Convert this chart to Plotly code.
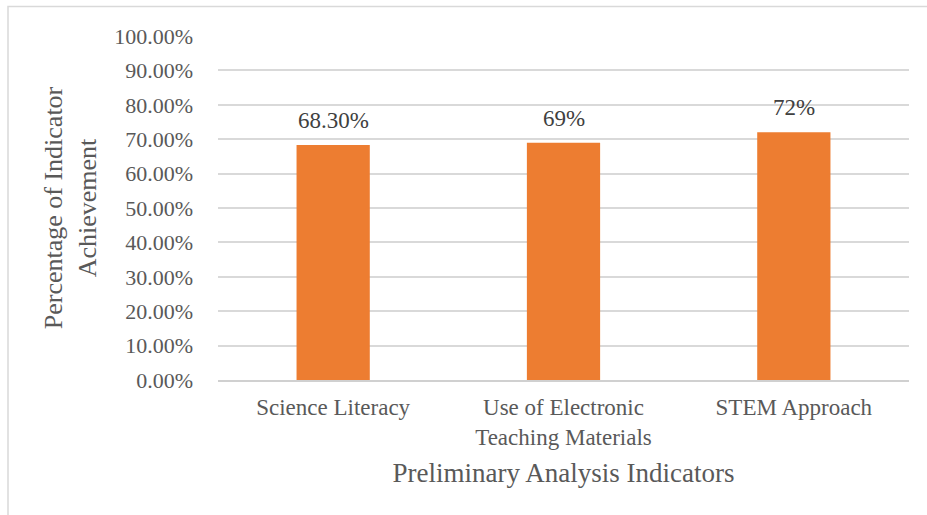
import plotly.graph_objects as go

# Indicator names and achievement levels
categories = ["Science Literacy", "Use of Electronic<br>Teaching Materials", "STEM Approach"]
achievement = [0.683, 0.69, 0.72]
value_labels = ["68.30%", "69%", "72%"]
y_ticks = [i / 10 for i in range(11)]
y_tick_labels = [f"{v * 100:.2f}%" for v in y_ticks]

W, H = 927, 515
L, R, T, B = 218, 18, 36, 135
FONT = "Liberation Serif"
TEXT = "#595959"

fig = go.Figure(
    go.Bar(
        x=categories,
        y=achievement,
        marker=dict(color="#ED7D31", line=dict(width=0)),
        width=0.318,
        hoverinfo="skip",
    )
)

# value labels above each bar
for cat, val, lab in zip(categories, achievement, value_labels):
    fig.add_annotation(
        x=cat, y=val, text=lab, showarrow=False,
        yanchor="bottom", yshift=10,
        font=dict(family=FONT, size=23, color="#404040"),
    )

# outer chart-area border (extends past the right and bottom edges)
pw, ph = W - L - R, H - T - B
def px_x(x):
    return (x - L) / pw
def px_y(y):
    return (H - B - y) / ph
fig.add_shape(
    type="rect", xref="paper", yref="paper",
    x0=px_x(8), x1=px_x(940), y0=px_y(530), y1=px_y(6.5),
    line=dict(color="#d9d9d9", width=1.5), fillcolor="rgba(0,0,0,0)", layer="below",
)

fig.update_layout(
    width=W, height=H,
    margin=dict(l=L, r=R, t=T, b=B),
    paper_bgcolor="white", plot_bgcolor="white",
    showlegend=False,
    font=dict(family=FONT, color=TEXT, size=22),
    xaxis=dict(
        showgrid=False, showline=True, linecolor="#d0d0d0", linewidth=1.5,
        ticks="", tickfont=dict(family=FONT, size=23, color=TEXT),
        ticklabelstandoff=6,
        title=dict(text="Preliminary Analysis Indicators",
                   font=dict(family=FONT, size=27, color=TEXT), standoff=14),
    ),
    yaxis=dict(
        range=[0, 1], tickvals=y_ticks, ticktext=y_tick_labels,
        showgrid=True, gridcolor="#d9d9d9", gridwidth=1.5,
        zeroline=False, showline=False, ticks="",
        ticklabelstandoff=24,
        tickfont=dict(family=FONT, size=22, color=TEXT),
        title=dict(text="Percentage of Indicator<br>Achievement",
                   font=dict(family=FONT, size=26, color=TEXT), standoff=10),
    ),
)

fig.write_html("out.html")
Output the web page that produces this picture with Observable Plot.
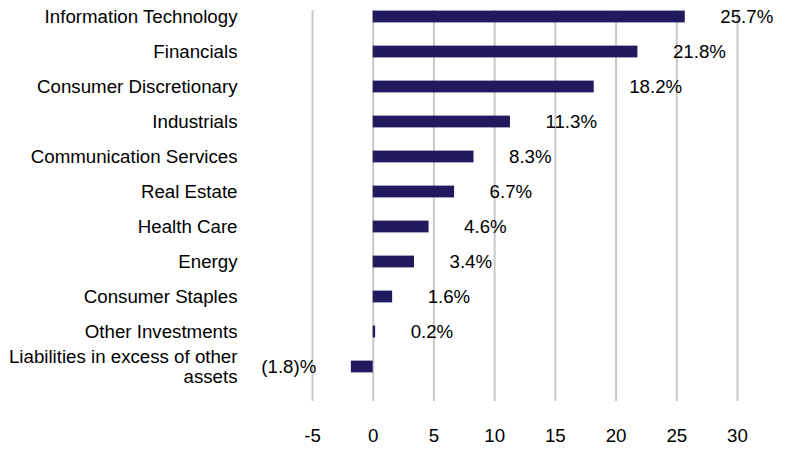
<!DOCTYPE html>
<html>
<head>
<meta charset="utf-8">
<script src="https://cdn.jsdelivr.net/npm/d3@7"></script>
<script src="https://cdn.jsdelivr.net/npm/@observablehq/plot@0.6"></script>
<style>
  html, body { margin: 0; padding: 0; background: #fff; }
  #chart svg { display: block; }
</style>
</head>
<body>
<div id="chart"></div>
<script>
const categories = [
  "Information Technology",
  "Financials",
  "Consumer Discretionary",
  "Industrials",
  "Communication Services",
  "Real Estate",
  "Health Care",
  "Energy",
  "Consumer Staples",
  "Other Investments",
  "Liabilities in excess of other assets"
];
const values = [25.7, 21.8, 18.2, 11.3, 8.3, 6.7, 4.6, 3.4, 1.6, 0.2, -1.8];
const xTicks = [-5, 0, 5, 10, 15, 20, 25, 30];
const tickLabelMap = {
  "Liabilities in excess of other assets": "Liabilities in excess of other\nassets"
};

const data = categories.map((c, i) => ({ category: c, value: values[i] }));
const fmt = v => v < 0 ? `(${Math.abs(v).toFixed(1)})%` : `${v.toFixed(1)}%`;
const font = "Liberation Sans, Arial, sans-serif";
const fs = 18.7;

const chart = Plot.plot({
  width: 804,
  height: 466,
  marginLeft: 312,
  marginRight: 67,
  marginTop: 10,
  marginBottom: 65,
  style: { fontFamily: font, fontSize: fs + "px", color: "#000", background: "#fff" },
  x: { domain: [-5, 30], ticks: xTicks },
  y: { domain: categories, range: [-2.6, 384.6], padding: 0 },
  marks: [
    Plot.gridX(xTicks, { stroke: "#c8c8c8", strokeWidth: 2, strokeOpacity: 1 }),
    Plot.barX(data, { x: "value", y: "category", fill: "#221a5e", insetTop: 11.6, insetBottom: 11.6 }),
    Plot.text(data.filter(d => d.value >= 0), {
      x: "value", y: "category", text: d => fmt(d.value),
      dx: 35, textAnchor: "start", fontSize: fs, fill: "#000"
    }),
    Plot.text(data.filter(d => d.value < 0), {
      x: "value", y: "category", text: d => fmt(d.value),
      dx: -35, textAnchor: "end", fontSize: fs, fill: "#000"
    }),
    Plot.axisY({
      tickSize: 0, tickPadding: 75, label: null,
      tickFormat: d => tickLabelMap[d] || d,
      lineHeight: 1.07, fontSize: fs, fill: "#000"
    }),
    Plot.axisX(xTicks, {
      tickSize: 0, tickPadding: 27, label: null, fontSize: fs, fill: "#000",
      tickFormat: d => String(d)
    })
  ]
});
document.getElementById("chart").appendChild(chart);
</script>
</body>
</html>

▸ **Task prompt**
Count the lines of these entries that hold the string "this", and give only that number.

▸ **Solved exercise**
2